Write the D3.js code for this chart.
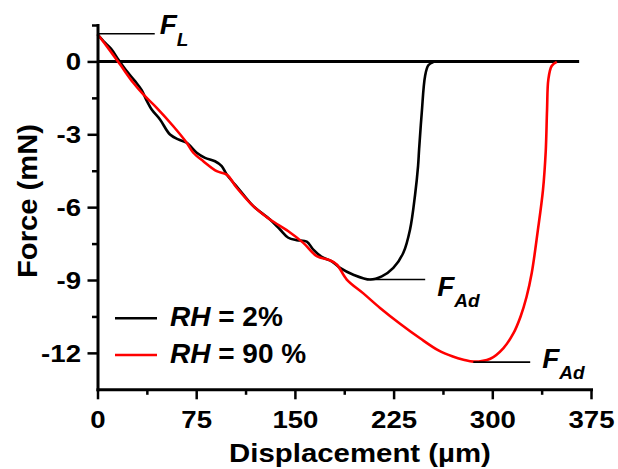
<!DOCTYPE html>
<html>
<head>
<meta charset="utf-8">
<script src="https://cdn.jsdelivr.net/npm/d3@7"></script>
<style>
  html, body { margin: 0; padding: 0; background: #fff; }
  svg { display: block; }
  text { font-family: "Liberation Sans", Arial, sans-serif; font-weight: bold; fill: #000; }
</style>
</head>
<body>
<svg id="chart" width="618" height="469"></svg>
<script>
// ---------------- data ----------------
const xTicks = [0, 75, 150, 225, 300, 375];
const xMinorTicks = [37.5, 112.5, 187.5, 262.5, 337.5];
const yTicks = [0, -3, -6, -9, -12];
const yMinorTicks = [1.5, -1.5, -4.5, -7.5, -10.5];

const seriesNames = ["2%", "90 %"];

// RH = 2%
const dispDry = [0, 5.7, 10.8, 15.8, 22.2, 28.5, 33.6, 36.8, 41.2, 47.5, 55.1, 61.4, 67.8, 75.4, 81.7, 89.3, 94.4, 98.2,
  104.5, 110.8, 118.4, 131.1, 138.7, 145.0, 151.4, 159.0, 164.0, 170.4, 178.0, 184.3, 194.4, 207.1, 216.0, 224.8,
  232.4, 237.5, 241.3, 243.6, 244.4, 246.4, 248.9, 251.4, 255.2];
const forceDry = [1.12, 0.77, 0.49, 0.08, -0.40, -0.81, -1.18, -1.55, -1.98, -2.39, -3.01, -3.21, -3.35, -3.76, -3.97,
  -4.11, -4.31, -4.66, -5.07, -5.48, -5.96, -6.51, -6.92, -7.26, -7.36, -7.42, -7.75, -8.05, -8.23, -8.50, -8.78,
  -8.98, -8.85, -8.50, -7.88, -6.92, -5.50, -4.30, -3.60, -2.11, -0.61, -0.16, -0.03];

// RH = 90 %
const dispWet = [0, 7.0, 17.1, 27.2, 34.8, 45.0, 57.6, 67.8, 72.8, 80.4, 90.6, 98.2, 105.8, 118.4, 131.1, 145.0, 156.4,
  166.6, 176.7, 181.8, 189.4, 202.0, 214.7, 229.9, 245.1, 259.1, 270.0, 278.1, 285.7, 298.5, 308.5, 316.0, 321.5,
  326.0, 330.0, 334.5, 338.5, 340.6, 341.6, 342.6, 345.1, 349.0];
const forceWet = [1.12, 0.63, -0.12, -0.88, -1.36, -1.91, -2.67, -3.35, -3.76, -4.11, -4.52, -4.66, -5.20, -5.96, -6.51,
  -6.99, -7.47, -8.02, -8.19, -8.36, -8.98, -9.55, -10.15, -10.80, -11.40, -11.90, -12.15, -12.28, -12.36, -12.24,
  -11.80, -11.20, -10.50, -9.70, -8.70, -7.00, -5.30, -3.70, -2.00, -0.74, -0.19, -0.02];

// baseline at zero force
const zeroLineX = [0, 366];
const zeroLineY = [0, 0];

// annotations: label subscript, start x, end x, force level
const annSub = ["L", "Ad", "Ad"];
const annX0 = [0, 207.1, 285.6];
const annX1 = [43.5, 249, 328.8];
const annY = [1.14, -8.98, -12.38];

// ---------------- layout ----------------
const svg = d3.select("#chart");
const x = d3.scaleLinear().domain([0, 375]).range([97.5, 591]);
const y = d3.scaleLinear().domain([-13.5, 1.5]).range([389.3, 25]);

function stretch(sel, k) {
  sel.each(function () {
    const L = this.getComputedTextLength();
    this.setAttribute("textLength", L * k);
    this.setAttribute("lengthAdjust", "spacingAndGlyphs");
  });
}

const fmt = d => String(d); // plain hyphen-minus as in the reference

const line = d3.line().x(d => x(d[0])).y(d => y(d[1])).curve(d3.curveCatmullRom.alpha(0.5));

// zero line
svg.append("path")
  .datum(zeroLineX.map((v, i) => [v, zeroLineY[i]]))
  .attr("d", d3.line().x(d => x(d[0])).y(d => y(d[1])))
  .attr("fill", "none").attr("stroke", "#000").attr("stroke-width", 3);

// curves
svg.append("path")
  .datum(dispDry.map((v, i) => [v, forceDry[i]]))
  .attr("d", line).attr("fill", "none").attr("stroke", "#000")
  .attr("stroke-width", 2.6).attr("stroke-linejoin", "round");
svg.append("path")
  .datum(dispWet.map((v, i) => [v, forceWet[i]]))
  .attr("d", line).attr("fill", "none").attr("stroke", "#ff0000")
  .attr("stroke-width", 2.6).attr("stroke-linejoin", "round");

// axes
const gx = svg.append("g").attr("transform", `translate(0,${y(-13.5)})`)
  .call(d3.axisBottom(x).tickValues(xTicks).tickSize(10).tickSizeOuter(0).tickFormat(fmt));
const gxm = svg.append("g").attr("transform", `translate(0,${y(-13.5)})`)
  .call(d3.axisBottom(x).tickValues(xMinorTicks).tickSize(5.5).tickSizeOuter(0).tickFormat(""));
const gy = svg.append("g").attr("transform", `translate(${x(0)},0)`)
  .call(d3.axisLeft(y).tickValues(yTicks).tickSize(10).tickSizeOuter(0).tickFormat(fmt));
const gym = svg.append("g").attr("transform", `translate(${x(0)},0)`)
  .call(d3.axisLeft(y).tickValues(yMinorTicks).tickSize(5.5).tickSizeOuter(0).tickFormat(""));

[gx, gxm, gy, gym].forEach(g => {
  g.selectAll(".domain").attr("stroke", "#000").attr("stroke-width", 3).attr("stroke-linecap", "square");
  g.selectAll(".tick line").attr("stroke", "#000").attr("stroke-width", 2.5);
});
gxm.select(".domain").remove();
gym.select(".domain").remove();

gx.selectAll(".tick text")
  .attr("y", 39).attr("dy", 0)
  .style("font-family", '"Liberation Sans", Arial, sans-serif')
  .style("font-weight", "bold").style("font-size", "23px").attr("fill", "#000");
gy.selectAll(".tick text")
  .attr("x", -16.5).attr("dy", "0.36em")
  .style("font-family", '"Liberation Sans", Arial, sans-serif')
  .style("font-weight", "bold").style("font-size", "23px").attr("fill", "#000");
stretch(gx.selectAll(".tick text"), 1.2);
stretch(gy.selectAll(".tick text"), 1.2);

// axis titles
const xt = svg.append("text").attr("x", 360).attr("y", 461.7).attr("text-anchor", "middle")
  .style("font-size", "26px").text("Displacement (µm)");
stretch(xt, 1.13);
const yt = svg.append("text").attr("transform", "translate(36.7,201) rotate(-90)").attr("text-anchor", "middle")
  .style("font-size", "27px").text("Force (mN)");
stretch(yt, 1.08);

// annotations
const annDx = [5, 12, 12];
const annDy = [0.6, 16, 5.8];
annSub.forEach((s, i) => {
  const x1 = x(annX1[i]), yy = y(annY[i]);
  svg.append("line")
    .attr("x1", x(annX0[i])).attr("x2", x1).attr("y1", yy).attr("y2", yy)
    .attr("stroke", "#000").attr("stroke-width", 1.6);
  const t = svg.append("text").attr("x", x1 + annDx[i]).attr("y", yy + annDy[i])
    .style("font-style", "italic");
  t.append("tspan").style("font-size", "28px").text("F");
  t.append("tspan").attr("dx", 0).attr("dy", 11.5).style("font-size", "19px").text(s);
});

// legend
const legColors = ["#000", "#ff0000"];
const legY = [318.3, 355];
seriesNames.forEach((name, i) => {
  svg.append("line").attr("x1", 115).attr("x2", 157).attr("y1", legY[i]).attr("y2", legY[i])
    .attr("stroke", legColors[i]).attr("stroke-width", 2.6);
  const t = svg.append("text").attr("x", 170).attr("y", legY[i] + 7.5).style("font-size", "28px");
  t.append("tspan").style("font-style", "italic").text("RH");
  t.append("tspan").text(" = " + name);
});
</script>
</body>
</html>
##########
Write down every line from the opening of the listing to the line with "-0.61, -0.16, -0.03];", both included, and nothing else; the pictures are omitted.

Write the D3.js code for this chart.
<!DOCTYPE html>
<html>
<head>
<meta charset="utf-8">
<script src="https://cdn.jsdelivr.net/npm/d3@7"></script>
<style>
  html, body { margin: 0; padding: 0; background: #fff; }
  svg { display: block; }
  text { font-family: "Liberation Sans", Arial, sans-serif; font-weight: bold; fill: #000; }
</style>
</head>
<body>
<svg id="chart" width="618" height="469"></svg>
<script>
// ---------------- data ----------------
const xTicks = [0, 75, 150, 225, 300, 375];
const xMinorTicks = [37.5, 112.5, 187.5, 262.5, 337.5];
const yTicks = [0, -3, -6, -9, -12];
const yMinorTicks = [1.5, -1.5, -4.5, -7.5, -10.5];

const seriesNames = ["2%", "90 %"];

// RH = 2%
const dispDry = [0, 5.7, 10.8, 15.8, 22.2, 28.5, 33.6, 36.8, 41.2, 47.5, 55.1, 61.4, 67.8, 75.4, 81.7, 89.3, 94.4, 98.2,
  104.5, 110.8, 118.4, 131.1, 138.7, 145.0, 151.4, 159.0, 164.0, 170.4, 178.0, 184.3, 194.4, 207.1, 216.0, 224.8,
  232.4, 237.5, 241.3, 243.6, 244.4, 246.4, 248.9, 251.4, 255.2];
const forceDry = [1.12, 0.77, 0.49, 0.08, -0.40, -0.81, -1.18, -1.55, -1.98, -2.39, -3.01, -3.21, -3.35, -3.76, -3.97,
  -4.11, -4.31, -4.66, -5.07, -5.48, -5.96, -6.51, -6.92, -7.26, -7.36, -7.42, -7.75, -8.05, -8.23, -8.50, -8.78,
  -8.98, -8.85, -8.50, -7.88, -6.92, -5.50, -4.30, -3.60, -2.11, -0.61, -0.16, -0.03];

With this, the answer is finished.